Sempre acusou peso a mais, sempre comeu depressa. «Desde os tempos da escola que me habituei a almoçar à pressa. Além disso, gostava e gosto muito de comer», conta. Após a cirurgia, perdeu 40 quilos, exibindo agora um corpo elegante a que ainda não se habituou. «Como muito menos e muito mais devagar. Mesmo um copo de água tem de ser bebido aos golos e nunca todo de uma vez.» No início, quando se esquecia das novas regras, o estômago reduzido dava logo sinal.
Para as crianças inglesas, a adaptação também não foi fácil. A princípio, queriam desistir da experiência e ver-se livres da máquina irritante que repetia «Por favor, coma mais devagar», como um mantra. «Estes miúdos não comiam, aspiravam os alimentos», ilustra Júlia Galhardo. «Mas ao fim de um ano, já nem precisavam de aparelho nenhum para respeitar os tempos recomendados. Tinham-se habituado a demorar pelo menos 15 minutos a comer e a ficar cheios com cada vez menos quantidade de comida.»
Seis meses após o fim do estudo, os «miúdos do relógio» continuavam a seguir os novos hábitos e a perder peso. E as mudanças estendiam-se a toda a família. «Uma vez que do estudo faziam parte adolescentes, podemos supor que os resultados são extensíveis a adultos», esclarece a pediatra. Por outro lado, os membros do grupo de controlo, que só tinham praticado ginástica e recebido aconselhamento dietético durante a experiência, haviam regredido.

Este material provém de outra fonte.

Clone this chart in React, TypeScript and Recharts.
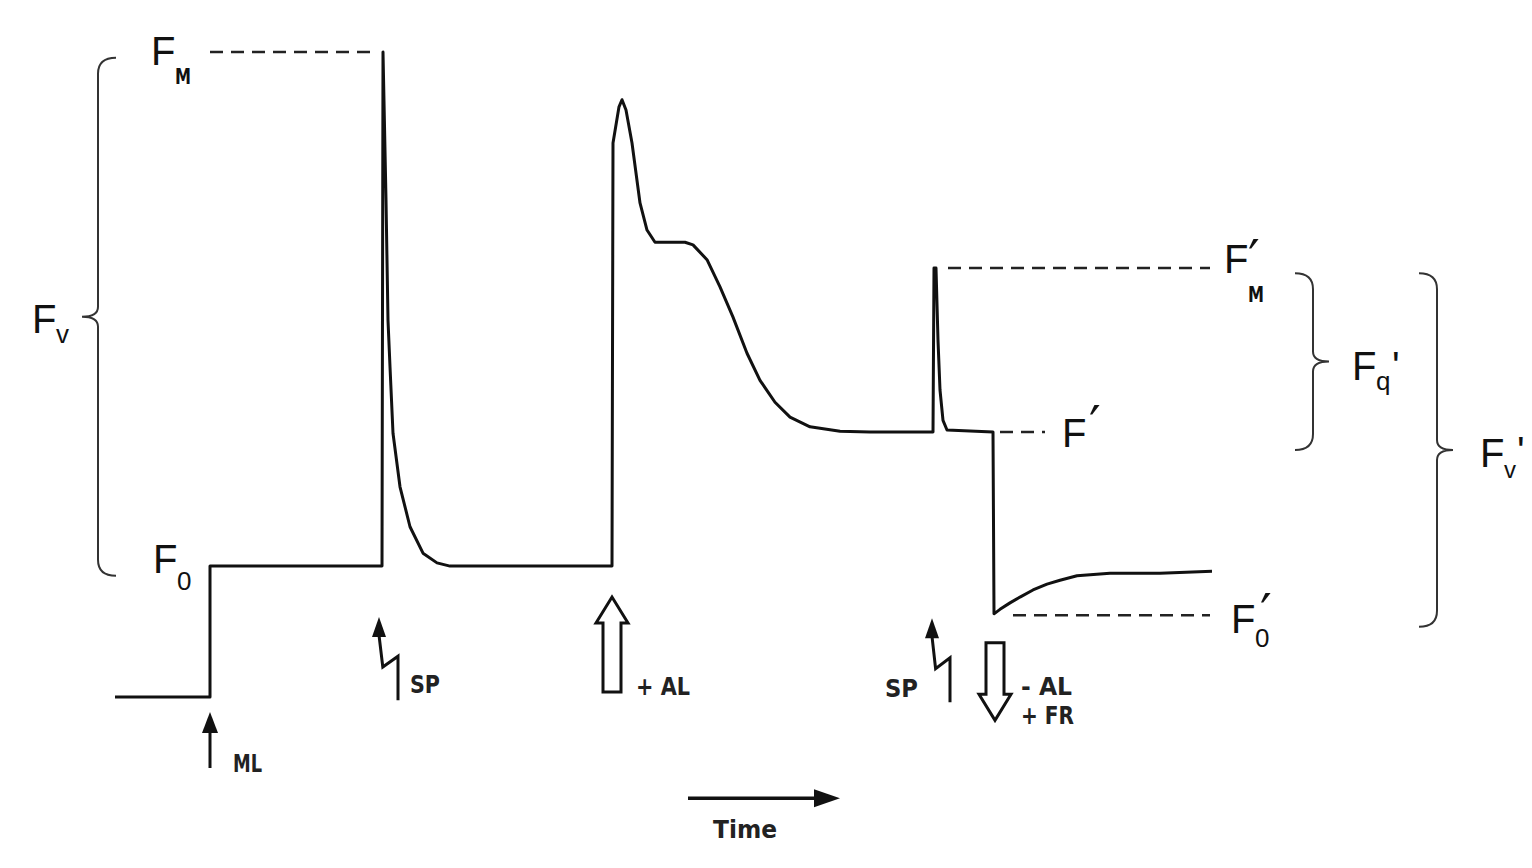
import { LineChart, Line, XAxis, YAxis, ReferenceLine, ReferenceDot } from "recharts";

// Chlorophyll fluorescence trace (time in arbitrary units, fluorescence relative to FM = 100)
const TRACE: [number, number][] = [
  [0, 0], [9.5, 0], [9.5, 20.3], [26.7, 20.3],
  // saturating pulse 1
  [26.8, 100], [27.1, 77.1], [27.3, 58.4], [27.5, 51.2], [27.8, 40.9], [28.5, 32.6],
  [29.5, 26.4], [30.8, 22.3], [32.2, 20.8], [33.5, 20.3], [49.7, 20.3],
  // actinic light on
  [49.8, 85.9], [50.4, 91.5], [50.7, 92.6], [51.1, 91.0], [51.7, 85.9], [52.5, 76.6],
  [53.2, 72.4], [54.0, 70.5], [57.0, 70.5], [57.8, 70.1], [59.2, 67.8], [60.5, 63.6],
  [61.8, 58.9], [63.2, 53.3], [64.5, 49.1], [66.0, 45.7], [67.5, 43.4], [69.5, 41.9],
  [72.5, 41.2], [75.5, 41.1], [81.8, 41.1],
  // saturating pulse 2
  [81.9, 66.5], [82.1, 66.5], [82.3, 55.3], [82.5, 47.6], [82.8, 42.9], [83.2, 41.4],
  [87.8, 41.1],
  // actinic off, far red on
  [87.9, 12.9], [88.5, 13.6], [89.5, 14.6], [90.5, 15.5], [91.8, 16.6], [93.2, 17.5],
  [94.5, 18.1], [96.2, 18.8], [99.5, 19.2], [104.5, 19.2], [109.7, 19.5],
];

const T_DOMAIN = [-11.5, 141.7];
const F_DOMAIN = [-26.5, 108.06];

// dashed level markers: [from, to, level]
const LEVELS: [number, number, number][] = [
  [9.5, 26.0, 100],
  [83.3, 109.5, 66.5],
  [88.5, 93.0, 41.1],
  [89.8, 109.5, 12.7],
];

// braces: [time, top, bottom, direction of tip]
const BRACES: [number, number, number, number][] = [
  [-1.7, 99.1, 18.8, -1],
  [119.8, 65.7, 38.3, 1],
  [132.2, 65.7, 10.9, 1],
];

// symbol labels
const SYMBOLS = [
  { t: 3.6, f: 98.0, sub: "M", subDx: 24, subDy: 19, subSize: 22, bold: true, prime: "", pDx: 0, pDy: 0 },
  { t: 3.8, f: 19.2, sub: "0", subDx: 24, subDy: 17, subSize: 26, bold: false, prime: "", pDx: 0, pDy: 0 },
  { t: -8.3, f: 56.4, sub: "v", subDx: 24, subDy: 10, subSize: 26, bold: false, prime: "", pDx: 0, pDy: 0 },
  { t: 94.7, f: 38.8, sub: "", subDx: 0, subDy: 0, subSize: 26, bold: false, prime: "′", pDx: 27, pDy: -4 },
  { t: 110.9, f: 65.7, sub: "M", subDx: 24, subDy: 29, subSize: 22, bold: true, prime: "′", pDx: 24, pDy: 4 },
  { t: 111.6, f: 9.9, sub: "0", subDx: 24, subDy: 14, subSize: 26, bold: false, prime: "′", pDx: 29, pDy: -2 },
  { t: 123.7, f: 49.1, sub: "q", subDx: 24, subDy: 10, subSize: 26, bold: false, prime: "'", pDx: 40, pDy: 0 },
  { t: 136.5, f: 35.7, sub: "v", subDx: 24, subDy: 11, subSize: 24, bold: false, prime: "'", pDx: 37, pDy: -2 },
];

// small text labels: [time, fluorescence, text, anchor, width]
const NOTES: [number, number, string, string, number][] = [
  [11.8, -11.6, "ML", "start", 29],
  [29.5, 0.6, "SP", "start", 30],
  [52.1, 0.3, "+ AL", "start", 54],
  [77.0, 0.0, "SP", "start", 33],
  [90.6, 0.3, "- AL", "start", 51],
  [90.6, -4.2, "+ FR", "start", 53],
  [63.0, -21.9, "Time", "middle", 64],
];

// arrows: [t1, f1, t2, f2] tail -> tip
const ML_ARROW = [9.5, -11.0, 9.5, -2.3];
const TIME_ARROW = [57.3, -15.7, 72.5, -15.7];
const SP_ARROWS = [
  [28.3, -0.5, 26.4, 12.4],
  [83.5, -0.8, 81.7, 12.2],
];
const HOLLOW_ARROWS = [
  [49.7, 0.8, 49.7, 15.5],
  [88.0, 8.4, 88.0, -3.6],
];

const BIG_FONT = '"Liberation Sans", Arial, sans-serif';
const BOLD_FONT = '"DejaVu Sans", "Liberation Sans", sans-serif';
const INK = "#111";

const data = TRACE.map(([t, f]) => ({ t, f }));

function Brace(props: any) {
  const { x1, y1, y2, dir } = props;
  const x = x1;
  const top = Math.min(y1, y2);
  const bot = Math.max(y1, y2);
  const mid = (top + bot) / 2;
  const hook = 18;
  const tip = 16;
  const r = 16;
  const r2 = 10;
  const d =
    `M ${x - dir * hook} ${top} Q ${x} ${top} ${x} ${top + r} L ${x} ${mid - r2} ` +
    `Q ${x} ${mid} ${x + dir * tip} ${mid} Q ${x} ${mid} ${x} ${mid + r2} ` +
    `L ${x} ${bot - r} Q ${x} ${bot} ${x - dir * hook} ${bot}`;
  return <path d={d} fill="none" stroke="#333" strokeWidth={2} />;
}

function SolidArrow(props: any) {
  const { x1, y1, x2, y2, head, half, width } = props;
  const len = Math.hypot(x2 - x1, y2 - y1);
  const ux = (x2 - x1) / len;
  const uy = (y2 - y1) / len;
  const bx = x2 - ux * head;
  const by = y2 - uy * head;
  const px = -uy;
  const py = ux;
  return (
    <g>
      <line x1={x1} y1={y1} x2={bx} y2={by} stroke={INK} strokeWidth={width} />
      <path
        d={`M ${x2} ${y2} L ${bx + px * half} ${by + py * half} L ${bx - px * half} ${by - py * half} Z`}
        fill={INK}
      />
    </g>
  );
}

function LightningArrow(props: any) {
  const { x1, y1, x2, y2 } = props;
  const h = y1 - y2;
  const w = x1 - x2;
  const k1 = y2 + 0.47 * h;
  const k2 = y2 + 0.6 * h;
  const head = 20;
  const half = 7;
  return (
    <g>
      <path
        d={`M ${x1} ${y1} L ${x1} ${k1} L ${x2 + 0.2 * w} ${k2} L ${x2} ${y2 + head - 2}`}
        fill="none"
        stroke={INK}
        strokeWidth={3}
        strokeLinejoin="miter"
      />
      <path d={`M ${x2} ${y2} L ${x2 - half} ${y2 + head} L ${x2 + half} ${y2 + head} Z`} fill={INK} />
    </g>
  );
}

function HollowArrow(props: any) {
  const { x1, y1, y2 } = props;
  const dir = y2 > y1 ? 1 : -1;
  const sw = 9;
  const hw = 16;
  const hl = 26;
  const x = x1;
  const yb = y2 - dir * hl;
  const d = `M ${x - sw} ${y1} L ${x - sw} ${yb} L ${x - hw} ${yb} L ${x} ${y2} L ${x + hw} ${yb} L ${x + sw} ${yb} L ${x + sw} ${y1} Z`;
  return <path d={d} fill="#fff" stroke={INK} strokeWidth={3} />;
}

function SymbolLabel(props: any) {
  const { cx, cy, spec } = props;
  return (
    <text x={cx} y={cy} fontFamily={BIG_FONT} fontSize={40} fill={INK}>
      <tspan>F</tspan>
      {spec.sub && (
        <tspan
          x={cx + spec.subDx}
          y={cy + spec.subDy}
          fontFamily={spec.bold ? BOLD_FONT : BIG_FONT}
          fontWeight={spec.bold ? 700 : 400}
          fontSize={spec.subSize}
          textLength={spec.bold ? 16 : undefined}
          lengthAdjust="spacingAndGlyphs"
        >
          {spec.sub}
        </tspan>
      )}
      {spec.prime && (
        <tspan
          x={cx + spec.pDx}
          y={cy + spec.pDy}
          fontFamily={spec.prime === "'" ? BIG_FONT : '"DejaVu Sans", sans-serif'}
          fontSize={spec.prime === "'" ? 40 : 52}
        >
          {spec.prime}
        </tspan>
      )}
    </text>
  );
}

function NoteLabel(props: any) {
  const { cx, cy, text, anchor, width } = props;
  return (
    <text
      x={cx}
      y={cy}
      textAnchor={anchor}
      fontFamily={BOLD_FONT}
      fontWeight={700}
      fontSize={25}
      fill="#222"
      textLength={width}
      lengthAdjust="spacingAndGlyphs"
    >
      {text}
    </text>
  );
}

export default function App() {
  return (
    <div style={{ position: "absolute", left: 0, top: 0, width: 1532, height: 868, background: "#fff" }}>
      <LineChart width={1532} height={868} data={data} margin={{ top: 0, right: 0, bottom: 0, left: 0 }}>
        <XAxis dataKey="t" type="number" domain={T_DOMAIN} allowDataOverflow hide />
        <YAxis dataKey="f" type="number" domain={F_DOMAIN} allowDataOverflow hide />

        {LEVELS.map(([from, to, level], i) => (
          <ReferenceLine
            key={`lv${i}`}
            segment={[{ x: from, y: level }, { x: to, y: level }]}
            stroke="#222"
            strokeWidth={2.5}
            strokeDasharray="13 8"
          />
        ))}

        <Line
          type="linear"
          dataKey="f"
          stroke={INK}
          strokeWidth={3}
          dot={false}
          activeDot={false}
          isAnimationActive={false}
          strokeLinejoin="round"
        />

        {BRACES.map(([t, top, bottom, dir], i) => (
          <ReferenceLine
            key={`br${i}`}
            segment={[{ x: t, y: top }, { x: t, y: bottom }]}
            shape={(p: any) => <Brace {...p} dir={dir} />}
          />
        ))}

        <ReferenceLine
          segment={[{ x: ML_ARROW[0], y: ML_ARROW[1] }, { x: ML_ARROW[2], y: ML_ARROW[3] }]}
          shape={(p: any) => <SolidArrow {...p} head={21} half={8} width={3} />}
        />
        <ReferenceLine
          segment={[{ x: TIME_ARROW[0], y: TIME_ARROW[1] }, { x: TIME_ARROW[2], y: TIME_ARROW[3] }]}
          shape={(p: any) => <SolidArrow {...p} head={26} half={9} width={3.5} />}
        />
        {SP_ARROWS.map((a, i) => (
          <ReferenceLine
            key={`sp${i}`}
            segment={[{ x: a[0], y: a[1] }, { x: a[2], y: a[3] }]}
            shape={(p: any) => <LightningArrow {...p} />}
          />
        ))}
        {HOLLOW_ARROWS.map((a, i) => (
          <ReferenceLine
            key={`ha${i}`}
            segment={[{ x: a[0], y: a[1] }, { x: a[2], y: a[3] }]}
            shape={(p: any) => <HollowArrow {...p} />}
          />
        ))}

        {SYMBOLS.map((s, i) => (
          <ReferenceDot key={`sy${i}`} x={s.t} y={s.f} r={0} shape={(p: any) => <SymbolLabel {...p} spec={s} />} />
        ))}
        {NOTES.map(([t, f, text, anchor, width], i) => (
          <ReferenceDot
            key={`nt${i}`}
            x={t}
            y={f}
            r={0}
            shape={(p: any) => <NoteLabel {...p} text={text} anchor={anchor} width={width} />}
          />
        ))}
      </LineChart>
    </div>
  );
}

«Não se trata de fazer dieta, mas de aprender a comer», defende Júlia Galhardo. Medidas fáceis de implementar e que deixam marca na balança, no espelho e na saúde: «O almoço e o jantar devem ser tomados em família, sem televisão e nunca em menos de meia hora.» Segundo a investigadora, este tempo é necessário para que o cérebro se aperceba de que estamos a alimentar-nos e se formar a sensação de saciedade. Um conhecimento do senso comum, admite a médica — que recebeu o prémio Henning Andersen, da Sociedade Europeia de Endocrinologia Pediátrica —, mas cujo impacto nas hormonas que regulam a dicotomia fome/saciedade nunca fora avaliado.